- **Exercise input**:
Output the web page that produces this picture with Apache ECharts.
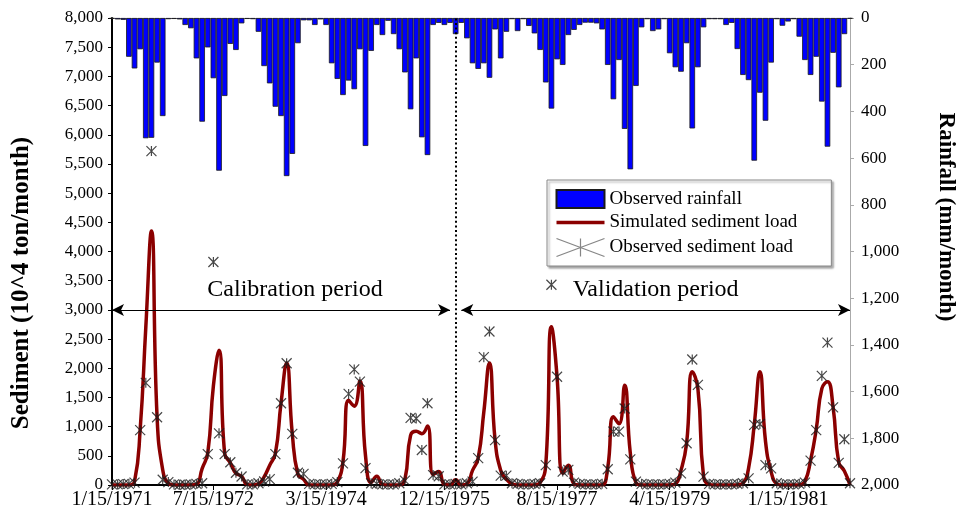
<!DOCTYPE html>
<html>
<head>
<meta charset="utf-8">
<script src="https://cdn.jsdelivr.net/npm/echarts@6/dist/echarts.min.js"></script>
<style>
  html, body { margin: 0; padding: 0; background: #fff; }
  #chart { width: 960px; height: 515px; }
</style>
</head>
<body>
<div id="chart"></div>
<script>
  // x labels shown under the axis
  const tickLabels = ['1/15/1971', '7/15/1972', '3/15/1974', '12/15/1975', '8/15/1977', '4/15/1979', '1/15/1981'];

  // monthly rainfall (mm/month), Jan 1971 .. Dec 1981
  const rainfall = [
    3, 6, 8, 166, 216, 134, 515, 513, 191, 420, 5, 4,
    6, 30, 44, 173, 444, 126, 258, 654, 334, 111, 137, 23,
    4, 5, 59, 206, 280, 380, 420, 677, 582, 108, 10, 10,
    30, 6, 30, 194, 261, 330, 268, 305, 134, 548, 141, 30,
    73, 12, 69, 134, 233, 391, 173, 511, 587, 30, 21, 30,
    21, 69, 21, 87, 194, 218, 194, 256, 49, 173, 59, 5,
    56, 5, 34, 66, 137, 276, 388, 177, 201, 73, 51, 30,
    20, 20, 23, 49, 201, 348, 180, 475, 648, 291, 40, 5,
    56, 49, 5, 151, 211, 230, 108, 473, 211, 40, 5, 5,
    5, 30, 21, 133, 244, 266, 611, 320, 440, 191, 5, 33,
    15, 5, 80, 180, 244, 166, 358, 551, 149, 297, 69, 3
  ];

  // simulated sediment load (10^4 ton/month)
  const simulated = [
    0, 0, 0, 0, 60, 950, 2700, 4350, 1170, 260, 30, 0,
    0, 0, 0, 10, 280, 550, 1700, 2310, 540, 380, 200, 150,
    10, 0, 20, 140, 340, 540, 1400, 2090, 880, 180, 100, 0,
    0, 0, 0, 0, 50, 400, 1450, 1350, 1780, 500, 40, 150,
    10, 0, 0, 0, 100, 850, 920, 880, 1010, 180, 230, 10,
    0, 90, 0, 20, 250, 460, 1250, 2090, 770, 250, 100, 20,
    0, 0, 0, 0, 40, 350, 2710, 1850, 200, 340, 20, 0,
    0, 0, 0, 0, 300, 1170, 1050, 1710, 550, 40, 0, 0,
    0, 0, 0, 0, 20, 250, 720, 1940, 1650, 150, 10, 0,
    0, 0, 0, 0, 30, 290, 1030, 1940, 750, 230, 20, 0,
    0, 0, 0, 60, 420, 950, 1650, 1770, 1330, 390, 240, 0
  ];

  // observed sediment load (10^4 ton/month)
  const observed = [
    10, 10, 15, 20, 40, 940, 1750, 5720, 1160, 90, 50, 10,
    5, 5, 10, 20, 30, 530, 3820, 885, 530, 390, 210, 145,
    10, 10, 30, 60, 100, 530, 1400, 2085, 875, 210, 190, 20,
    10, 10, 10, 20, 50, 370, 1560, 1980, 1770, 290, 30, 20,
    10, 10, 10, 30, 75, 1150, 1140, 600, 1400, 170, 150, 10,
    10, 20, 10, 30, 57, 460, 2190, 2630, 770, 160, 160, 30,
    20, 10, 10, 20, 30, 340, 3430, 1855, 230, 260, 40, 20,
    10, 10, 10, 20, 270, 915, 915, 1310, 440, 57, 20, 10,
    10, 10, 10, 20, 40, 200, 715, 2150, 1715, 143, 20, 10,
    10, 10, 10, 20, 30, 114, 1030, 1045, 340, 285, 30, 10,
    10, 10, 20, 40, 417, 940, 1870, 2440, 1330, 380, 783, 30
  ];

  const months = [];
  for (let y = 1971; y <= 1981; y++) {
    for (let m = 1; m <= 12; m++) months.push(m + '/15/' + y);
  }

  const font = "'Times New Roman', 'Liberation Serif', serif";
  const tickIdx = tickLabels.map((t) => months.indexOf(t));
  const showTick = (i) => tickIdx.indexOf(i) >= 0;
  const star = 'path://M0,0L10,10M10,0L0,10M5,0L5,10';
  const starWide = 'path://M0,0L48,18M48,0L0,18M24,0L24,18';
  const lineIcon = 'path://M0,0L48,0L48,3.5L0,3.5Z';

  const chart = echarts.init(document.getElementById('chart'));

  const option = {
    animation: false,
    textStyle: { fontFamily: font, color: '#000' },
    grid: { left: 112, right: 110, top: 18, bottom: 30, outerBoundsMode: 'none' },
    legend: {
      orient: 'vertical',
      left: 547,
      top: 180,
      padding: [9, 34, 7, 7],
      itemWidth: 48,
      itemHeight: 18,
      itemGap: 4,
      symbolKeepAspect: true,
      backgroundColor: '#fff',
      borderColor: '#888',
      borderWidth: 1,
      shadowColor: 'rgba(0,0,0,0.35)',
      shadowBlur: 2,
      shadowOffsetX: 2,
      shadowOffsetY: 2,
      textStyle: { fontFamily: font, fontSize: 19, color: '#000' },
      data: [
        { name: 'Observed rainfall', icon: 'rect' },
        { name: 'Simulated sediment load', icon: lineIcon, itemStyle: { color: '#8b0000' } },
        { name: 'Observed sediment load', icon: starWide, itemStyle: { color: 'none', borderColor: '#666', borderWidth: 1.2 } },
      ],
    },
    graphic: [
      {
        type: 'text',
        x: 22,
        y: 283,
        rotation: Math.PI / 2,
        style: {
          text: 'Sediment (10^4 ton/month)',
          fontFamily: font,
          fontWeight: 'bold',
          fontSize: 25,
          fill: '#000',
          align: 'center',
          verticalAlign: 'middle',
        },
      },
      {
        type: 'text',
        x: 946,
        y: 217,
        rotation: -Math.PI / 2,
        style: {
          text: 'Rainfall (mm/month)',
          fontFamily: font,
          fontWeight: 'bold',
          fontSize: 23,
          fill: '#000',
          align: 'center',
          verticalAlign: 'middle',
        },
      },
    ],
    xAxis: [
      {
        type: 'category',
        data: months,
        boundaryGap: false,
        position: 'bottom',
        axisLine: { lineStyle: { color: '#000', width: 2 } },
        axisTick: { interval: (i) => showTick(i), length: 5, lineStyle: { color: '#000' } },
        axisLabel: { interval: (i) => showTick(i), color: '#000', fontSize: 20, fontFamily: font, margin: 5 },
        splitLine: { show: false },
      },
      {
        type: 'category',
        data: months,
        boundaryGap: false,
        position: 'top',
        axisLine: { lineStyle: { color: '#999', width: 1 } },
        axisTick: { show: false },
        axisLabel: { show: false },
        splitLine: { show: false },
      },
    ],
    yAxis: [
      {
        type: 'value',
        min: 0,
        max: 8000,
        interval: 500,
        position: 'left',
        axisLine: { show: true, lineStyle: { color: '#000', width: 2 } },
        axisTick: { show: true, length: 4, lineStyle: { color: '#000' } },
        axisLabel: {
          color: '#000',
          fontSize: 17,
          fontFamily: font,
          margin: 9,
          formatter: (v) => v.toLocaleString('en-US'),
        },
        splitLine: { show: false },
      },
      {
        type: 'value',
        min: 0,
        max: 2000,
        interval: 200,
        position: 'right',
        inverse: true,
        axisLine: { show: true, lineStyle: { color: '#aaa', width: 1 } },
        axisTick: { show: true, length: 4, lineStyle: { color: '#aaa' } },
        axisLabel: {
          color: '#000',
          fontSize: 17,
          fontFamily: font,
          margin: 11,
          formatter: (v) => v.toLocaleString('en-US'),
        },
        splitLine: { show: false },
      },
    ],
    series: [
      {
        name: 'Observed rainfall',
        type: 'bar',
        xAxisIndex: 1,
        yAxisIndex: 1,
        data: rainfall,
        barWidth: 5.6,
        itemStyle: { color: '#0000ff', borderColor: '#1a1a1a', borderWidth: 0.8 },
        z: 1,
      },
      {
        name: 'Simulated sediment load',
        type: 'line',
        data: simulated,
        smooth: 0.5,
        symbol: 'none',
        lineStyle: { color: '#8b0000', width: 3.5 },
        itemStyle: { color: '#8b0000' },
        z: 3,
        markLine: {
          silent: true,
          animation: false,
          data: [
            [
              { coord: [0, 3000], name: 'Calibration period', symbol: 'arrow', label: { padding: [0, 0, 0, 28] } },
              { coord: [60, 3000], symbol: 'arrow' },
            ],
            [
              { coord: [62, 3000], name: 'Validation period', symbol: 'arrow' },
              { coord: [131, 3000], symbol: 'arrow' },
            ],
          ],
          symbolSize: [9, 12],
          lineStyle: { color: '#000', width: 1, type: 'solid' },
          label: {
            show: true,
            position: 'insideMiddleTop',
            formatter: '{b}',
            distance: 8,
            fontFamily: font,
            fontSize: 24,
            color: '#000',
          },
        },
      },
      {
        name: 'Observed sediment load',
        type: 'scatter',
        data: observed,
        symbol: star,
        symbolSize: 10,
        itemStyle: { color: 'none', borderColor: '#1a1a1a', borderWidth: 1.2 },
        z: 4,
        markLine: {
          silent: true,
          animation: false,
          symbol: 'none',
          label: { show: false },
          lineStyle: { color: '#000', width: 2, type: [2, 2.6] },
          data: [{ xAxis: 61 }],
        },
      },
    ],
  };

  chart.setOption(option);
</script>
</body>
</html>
--
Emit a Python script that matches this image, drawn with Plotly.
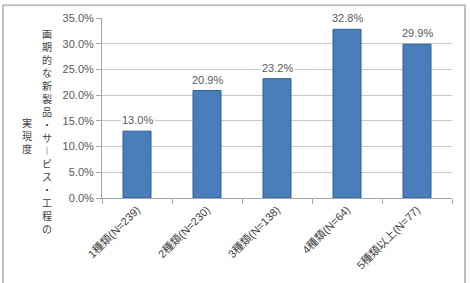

- **Exercise instructions**: Determine how many lines include the word "this" and report that number by itself.

- **Exercise result**: 2